Je suis tombé par hasard sur cet article de Gilles Bertrand
Extrait :
Paul Texier traversa ainsi un demi-siècle, les mains sur les cocottes, le nez bien au-dessus du guidon pour s’imprégner de cette France des champs et des coqs qui gueulent au petit matin, à peine le jour levé, après une nuit passée à dormir dans une grange ou dans un abri de fortune «si on ne trouvait rien pour dormir, on s’arrêtait dans un coin avec de la paille. Mais dans les villages, c’était pas toujours évident car il y avait de la méfiance». Car dans cette France laborieuse, mais de quel bois pouvaient bien se chauffer ces privilégiés mal rasés, ces vagabonds aux nez brûlés ? Avec leurs jambes épilées et bronzées, la cuisse galbée, la casquette la houppette relevée, sur leur frêle machine à petits pneus, traversant la France, de Diagonale en Directissime, sans craindre la fatigue, les orages, la faim au ventre, les nuits noires d’encre, les nids de poule, sur ces départementales rugueuses aux allures de vicinales. Pour 5 francs, ils reliaient Brest à Menton ou bien Hendaye à Strasbourg ou pire et mieux encore ce Tour de France Audax, 4300 km en 17 jours.
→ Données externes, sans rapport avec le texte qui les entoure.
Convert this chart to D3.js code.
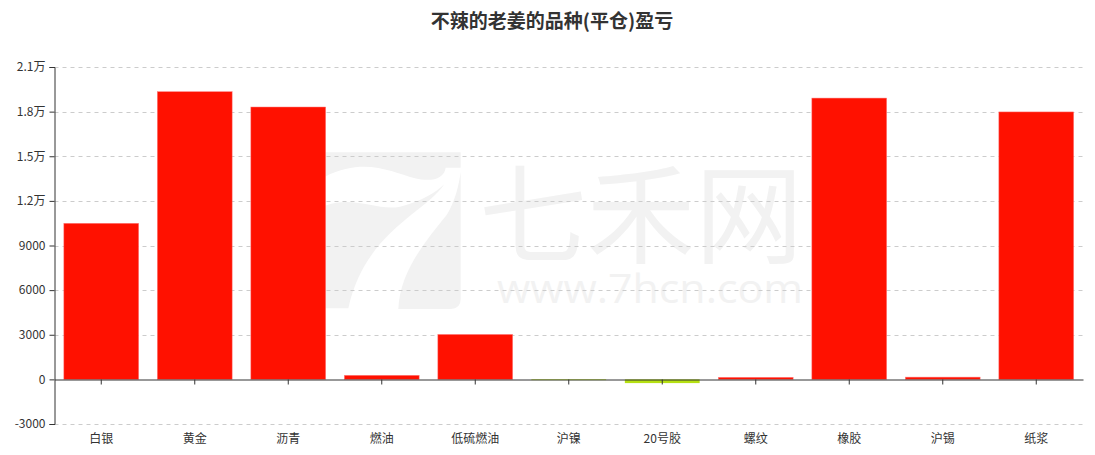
<!DOCTYPE html>
<html>
<head>
<meta charset="utf-8">
<script src="https://cdn.jsdelivr.net/npm/d3@7"></script>
<style>
  html, body { margin: 0; padding: 0; background: #fff; }
  svg { display: block; font-family: "Noto Sans CJK SC", "Microsoft YaHei", sans-serif; }
</style>
</head>
<body>
<svg id="chart" width="1095" height="455"></svg>
<script>
const titleText = "不辣的老姜的品种(平仓)盈亏";
const categories = ["白银", "黄金", "沥青", "燃油", "低硫燃油", "沪镍", "20号胶", "螺纹", "橡胶", "沪锡", "纸浆"];
const profits = [10490, 19340, 18310, 270, 3020, -50, -250, 135, 18910, 150, 17980];
const yTicks = [-3000, 0, 3000, 6000, 9000, 12000, 15000, 18000, 21000];
const yTickLabels = ["-3000", "0", "3000", "6000", "9000", "1.2万", "1.5万", "1.8万", "2.1万"];

const svg = d3.select("#chart");
const W = 1095, H = 455;
const m = { left: 54.5, right: 12, top: 67, bottom: 31 };
const x0 = m.left, x1 = W - m.right;

const y = d3.scaleLinear().domain([-3000, 21000]).range([424, 67]);
const x = d3.scaleBand().domain(categories).range([x0, x1]).paddingInner(0.2).paddingOuter(0.1);
const xc = d3.scaleBand().domain(categories).range([x0, x1]);

// watermark (behind everything)
const wm = svg.append("g").attr("fill", "#f2f2f2");
const logo = wm.append("g").attr("transform", "translate(315,145) scale(0.3333)");
logo.append("path").attr("d", "M30,22 L437,22 L437,68 L392,68 C388,100 352,112 300,100 C230,82 150,35 30,95 Z");
logo.append("path").attr("d", "M30,182 C120,150 190,200 255,185 C320,170 365,140 388,118 C330,205 150,260 100,490 L30,490 Z");
logo.append("path").attr("d", "M437,80 L437,462 Q437,492 407,492 L250,492 C255,380 330,290 395,210 C420,170 432,120 437,80 Z");
wm.append("text").attr("x", 641).attr("y", 208).attr("text-anchor", "middle").attr("dominant-baseline", "central")
  .attr("font-size", 108).attr("font-family", "Noto Sans CJK SC").attr("font-weight", 400).text("七禾网");
wm.append("text").attr("x", 497).attr("y", 303).attr("font-size", 40).attr("font-family", "Open Sans")
  .attr("textLength", 306).attr("lengthAdjust", "spacingAndGlyphs").text("www.7hcn.com");

// gridlines
svg.append("g").selectAll("line").data(yTicks.filter(d => d !== 0)).join("line")
  .attr("x1", x0).attr("x2", x1 + 1)
  .attr("y1", d => Math.round(y(d)) + 0.5).attr("y2", d => Math.round(y(d)) + 0.5)
  .attr("stroke", "#ccc").attr("stroke-dasharray", "4,4");

// bars
svg.append("g").selectAll("rect").data(categories).join("rect")
  .attr("x", (d) => x(d))
  .attr("width", x.bandwidth())
  .attr("y", (d, i) => y(Math.max(0, profits[i])))
  .attr("height", (d, i) => Math.abs(y(profits[i]) - y(0)))
  .attr("fill", (d, i) => profits[i] >= 0 ? "#ff1100" : "#b5e012")
  .attr("stroke", (d, i) => profits[i] >= 0 ? "rgba(255,120,120,0.8)" : "none")
  .attr("stroke-width", 0.6);

// y axis
const yAxis = d3.axisLeft(y).tickValues(yTicks).tickSize(5).tickPadding(4)
  .tickFormat((d, i) => yTickLabels[i]);
const gy = svg.append("g").attr("transform", `translate(${x0},0)`).call(yAxis);
gy.select(".domain").attr("stroke", "#333");
gy.selectAll(".tick line").attr("stroke", "#333");
gy.selectAll("text").attr("fill", "#333").attr("font-size", 12).attr("font-family", "Noto Sans CJK SC");

// x axis at zero
const xAxis = d3.axisBottom(xc).tickSize(5).tickSizeOuter(0).tickFormat(() => "");
const gx = svg.append("g").attr("transform", `translate(0,${Math.round(y(0)) + 0.5})`).call(xAxis);
gx.select(".domain").attr("stroke", "#333");
gx.selectAll(".tick line").attr("stroke", "#333");

// x labels
svg.append("g").selectAll("text").data(categories).join("text")
  .attr("x", d => xc(d) + xc.bandwidth() / 2)
  .attr("y", 437).attr("text-anchor", "middle").attr("dominant-baseline", "central")
  .attr("font-size", 12).attr("fill", "#333").text(d => d);

// title
svg.append("text").attr("x", 552).attr("y", 19.5).attr("text-anchor", "middle").attr("dominant-baseline", "central")
  .attr("font-size", 19).attr("font-weight", "bold").attr("fill", "#333").text(titleText);
</script>
</body>
</html>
Dans quel but ? Pourquoi, pourquoi ? Sans que le coursier ne puisse vraiment trouver la bonne réponse, ne sachant peut-être pas l’exprimer, par timidité, par simple et noble sagesse. J’ai osé cette question «mais aviez-vous le sentiment de réaliser des choses extraordinaires « ? L’homme de répondre sans forfanterie «mais non, car ce que j’ai fait, tout le monde pouvait le faire» et d’ajouter sans changer de braquet «alors je vous donne le tout, vous le prenez ?».